How to Talk to Kids About Money
Talking to adults about money is hard enough, let alone talking to children. However, that doesn’t mean it isn’t important! At Service Credit Union, a couple of our employees recently chatted with their kids about what money means to them, including what they think things cost. Let’s just say, there’s still some room for learning!
Even if your kids are quite young, like some of the friends in our videos, it’s never too early to instill good savings habits. Here are five easy steps you can take to set your children up for financial success.
Lead by example.
Discuss your own savings goals and explain how you prioritize saving over unnecessary spending. Show your children how you budget and save money for big purchases or future expenses, and use real-life occurrences to create teachable moments about unexpected changes and making important decisions.

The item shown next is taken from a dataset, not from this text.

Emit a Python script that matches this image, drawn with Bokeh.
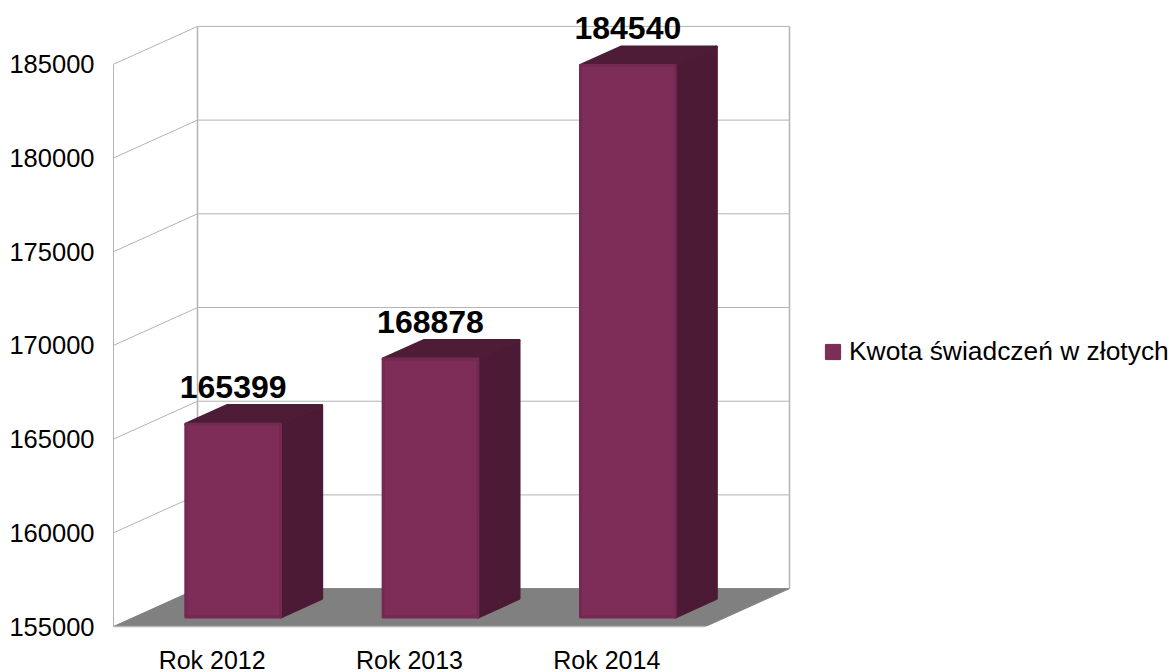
from bokeh.plotting import figure
from bokeh.embed import file_html
from bokeh.resources import INLINE
from bokeh.models import Range1d, FixedTicker, Legend, LegendItem, ColumnDataSource
from bokeh.core.properties import value

years = ["Rok 2012", "Rok 2013", "Rok 2014"]
amounts = [165399, 168878, 184540]
y_ticks = [155000, 160000, 165000, 170000, 175000, 180000, 185000]
series_name = "Kwota świadczeń w złotych"

FONT = "Liberation Sans"
W, H = 1173, 676
LEFT, BOTTOM = 113, 48          # frame insets, px
PX_CAT, PX_VAL = 592 / 3, 94 / 5000   # px per category, px per value unit
DX, DY = 84 / PX_CAT, 38 / PX_VAL     # oblique depth vector
GRID, FLOOR = "#b3b3b3", "#808080"
FRONT, SIDE, TOP, EDGE = "#7e2c58", "#4c1a35", "#4f1c38", "#742950"
BAR_W = 0.48
D0, D1 = 0.25, 0.74
STROKE_Y = 2 / PX_VAL           # keeps the rounded stroke inside the bar's value

base = y_ticks[0]
xmax = (W - LEFT) / PX_CAT
ymax = base + (H - BOTTOM) / PX_VAL
n = len(years)

p = figure(width=W, height=H, output_backend="svg", toolbar_location=None,
           x_range=Range1d(0, xmax), y_range=Range1d(base, ymax),
           min_border_left=LEFT, min_border_bottom=BOTTOM, min_border_right=0, min_border_top=0,
           outline_line_color=None, margin=(0, 0, -4, 0))
p.grid.visible = False

# floor
p.patch([0, n, n + DX, DX], [base, base, base + DY, base + DY], fill_color=FLOOR, line_color=FLOOR, line_width=1)

# walls
for v in y_ticks[1:]:
    p.line([0, DX, n + DX], [v, v + DY, v + DY], line_color=GRID, line_width=1)
p.line([DX, DX], [base + DY, y_ticks[-1] + DY], line_color=GRID, line_width=1.5)
p.line([n + DX, n + DX], [base + DY, y_ticks[-1] + DY], line_color=GRID, line_width=1.5)

# bars
for i, amount in enumerate(amounts):
    xl = i + 0.5 - BAR_W / 2 + D0 * DX
    xr = xl + BAR_W
    y0 = base + D0 * DY
    y1 = amount + D0 * DY - STROKE_Y
    ox, oy = (D1 - D0) * DX, (D1 - D0) * DY
    p.patch([xr, xr + ox, xr + ox, xr], [y0, y0 + oy, y1 + oy, y1],
            fill_color=SIDE, line_color=SIDE, line_width=3, line_join="round")
    p.patch([xl, xl + ox, xr + ox, xr], [y1, y1 + oy, y1 + oy, y1],
            fill_color=TOP, line_color=TOP, line_width=3, line_join="round")
    p.patch([xl, xr, xr, xl], [y0, y0, y1, y1],
            fill_color=FRONT, line_color=EDGE, line_width=3, line_join="round")

# data labels
src = ColumnDataSource(dict(
    x=[i + 0.5 + D0 * DX for i in range(n)],
    y=[a + D0 * DY for a in amounts],
    t=[str(a) for a in amounts]))
p.text("x", "y", text="t", source=src, text_font=value(FONT), text_font_style="bold",
       text_font_size="32px", text_color="#000000", text_align="center",
       text_baseline="middle", y_offset=-35)

# legend
swatch = p.rect([-5], [base], width=0.01, height=1, fill_color=FRONT, line_color=EDGE)
legend = Legend(items=[LegendItem(label=series_name, renderers=[swatch])],
                location=(710, 259), border_line_color=None, background_fill_alpha=0,
                label_text_font=FONT, label_text_font_size="26.4px", label_text_color="#000000",
                glyph_width=19, glyph_height=19, label_standoff=7, padding=0, margin=0,
                label_height=16)
p.add_layout(legend, "center")

# axes
p.yaxis.ticker = FixedTicker(ticks=y_ticks)
p.yaxis.bounds = (y_ticks[0], y_ticks[-1])
p.yaxis.formatter.use_scientific = False
p.yaxis.major_label_text_font = FONT
p.yaxis.major_label_text_font_size = "25.5px"
p.yaxis.major_label_text_color = "#000000"
p.yaxis.axis_line_color = GRID
p.yaxis.major_tick_line_color = None
p.yaxis.minor_tick_line_color = None
p.yaxis.major_tick_out = 0
p.yaxis.major_tick_in = 0
p.yaxis.minor_tick_out = 0
p.yaxis.minor_tick_in = 0
p.yaxis.major_label_standoff = 19

p.xaxis.ticker = FixedTicker(ticks=[i + 0.5 for i in range(n)])
p.xaxis.major_label_overrides = {i + 0.5: years[i] for i in range(n)}
p.xaxis.bounds = (0, n)
p.xaxis.major_label_text_font = FONT
p.xaxis.major_label_text_font_size = "25px"
p.xaxis.major_label_text_color = "#000000"
p.xaxis.axis_line_color = GRID
p.xaxis.axis_line_width = 1.5
p.xaxis.major_tick_line_color = None
p.xaxis.minor_tick_line_color = None
p.xaxis.major_tick_out = 0
p.xaxis.major_tick_in = 0
p.xaxis.minor_tick_out = 0
p.xaxis.minor_tick_in = 0
p.xaxis.major_label_standoff = 19

open("out.html", "w").write(file_html(p, INLINE))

For example, next time you’re buying shoes, explain to your child why you’re choosing one brand over another, and how the cost difference can help you save for another larger purchase. Or, take your child to your bank or credit union with you (or show them as you use your mobile banking app) when you deposit money into your savings account.
Sharing your financially responsible choices in age appropriate, child-size doses can inspire your children to make responsible choices in the future.

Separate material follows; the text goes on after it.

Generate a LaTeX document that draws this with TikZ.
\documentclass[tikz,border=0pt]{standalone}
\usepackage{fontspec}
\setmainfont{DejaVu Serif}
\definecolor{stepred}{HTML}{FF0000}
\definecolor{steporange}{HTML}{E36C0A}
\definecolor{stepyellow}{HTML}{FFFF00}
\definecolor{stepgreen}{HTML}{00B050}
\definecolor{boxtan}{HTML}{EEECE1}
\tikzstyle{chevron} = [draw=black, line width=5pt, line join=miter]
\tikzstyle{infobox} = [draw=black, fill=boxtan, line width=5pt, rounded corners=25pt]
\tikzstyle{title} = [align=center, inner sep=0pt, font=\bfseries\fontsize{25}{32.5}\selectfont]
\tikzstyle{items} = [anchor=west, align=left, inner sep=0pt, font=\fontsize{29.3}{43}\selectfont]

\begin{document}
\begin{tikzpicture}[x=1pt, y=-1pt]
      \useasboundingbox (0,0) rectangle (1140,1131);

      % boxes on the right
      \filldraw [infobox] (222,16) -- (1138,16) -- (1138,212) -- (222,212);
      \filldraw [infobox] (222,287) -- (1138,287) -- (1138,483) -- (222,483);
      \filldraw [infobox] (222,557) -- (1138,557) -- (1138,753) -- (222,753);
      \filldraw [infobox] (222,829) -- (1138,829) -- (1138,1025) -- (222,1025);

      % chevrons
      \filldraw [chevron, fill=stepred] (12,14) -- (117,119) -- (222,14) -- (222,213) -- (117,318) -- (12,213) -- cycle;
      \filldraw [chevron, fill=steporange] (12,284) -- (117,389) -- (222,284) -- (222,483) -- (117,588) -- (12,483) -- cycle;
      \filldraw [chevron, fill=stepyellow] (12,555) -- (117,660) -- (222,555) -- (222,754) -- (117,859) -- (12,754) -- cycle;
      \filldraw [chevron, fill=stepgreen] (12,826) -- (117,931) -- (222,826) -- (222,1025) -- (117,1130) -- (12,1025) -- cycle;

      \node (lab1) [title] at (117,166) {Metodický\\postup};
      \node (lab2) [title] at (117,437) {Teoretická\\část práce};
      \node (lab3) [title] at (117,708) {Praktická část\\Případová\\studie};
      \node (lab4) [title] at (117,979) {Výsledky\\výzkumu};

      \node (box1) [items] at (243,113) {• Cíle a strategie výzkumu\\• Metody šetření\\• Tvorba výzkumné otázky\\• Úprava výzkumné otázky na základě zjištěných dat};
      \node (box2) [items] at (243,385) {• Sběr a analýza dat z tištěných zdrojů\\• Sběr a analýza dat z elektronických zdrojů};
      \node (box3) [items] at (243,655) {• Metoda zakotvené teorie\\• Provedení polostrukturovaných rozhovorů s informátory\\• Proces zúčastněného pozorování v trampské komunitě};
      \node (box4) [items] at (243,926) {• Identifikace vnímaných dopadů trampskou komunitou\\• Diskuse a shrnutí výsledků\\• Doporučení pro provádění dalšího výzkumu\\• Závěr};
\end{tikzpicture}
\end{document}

Need a little help? Our friends at the Art of Allowance Project have resources to get the conversation started with kids of all ages, from their Money Mammals program for young children to their Adolescents program to raise money-smart, money-empowered teens. Check out their parent resource page.
Make saving a family challenge.
Get your children excited about savings by making it a family affair. For example, you can set savings goals for family vacations or special purchases and encourage your children to participate in achieving those goals. This will help them learn the value of saving money and the rewards that come with it. You can also make it fun by turning savings into a game or challenge. Check out some of our favorites!
Teach the importance of delayed gratification.
Explain to your children that sometimes it’s necessary to wait before buying something they want, in order to save money and achieve their long-term goals. This can be a valuable lesson in delayed gratification and patience. Encourage them to think about their future goals and how saving money can help them achieve those goals.
Consider an allowance.
If your child is too young to get a job, they’ll need another way to build wealth and learn good financial habits. There are different schools of thought when it comes to tying allowance to chores or other (for example, academic) achievements, so decide what works best for your children, and stick to it.
Check out this timeline of what money-smart learning can look like at any age. If you do have younger kids, the Money Mammals can be a great resource, with apps, videos, printables and more.
In addition to sharing real-life examples, make sure to ask your children open-ended questions, such as how they feel about money, how they think you – their parents – earn it, what they think things cost, and how they can best save.
According to a 2018 Purdue University study, by age 3, kids can grasp basic money concepts, and by age 7, many of their money habits are already set! Encourage your children to be curious and ask lots of questions, and keep the lines of conversation open. Remember, they’re always listening!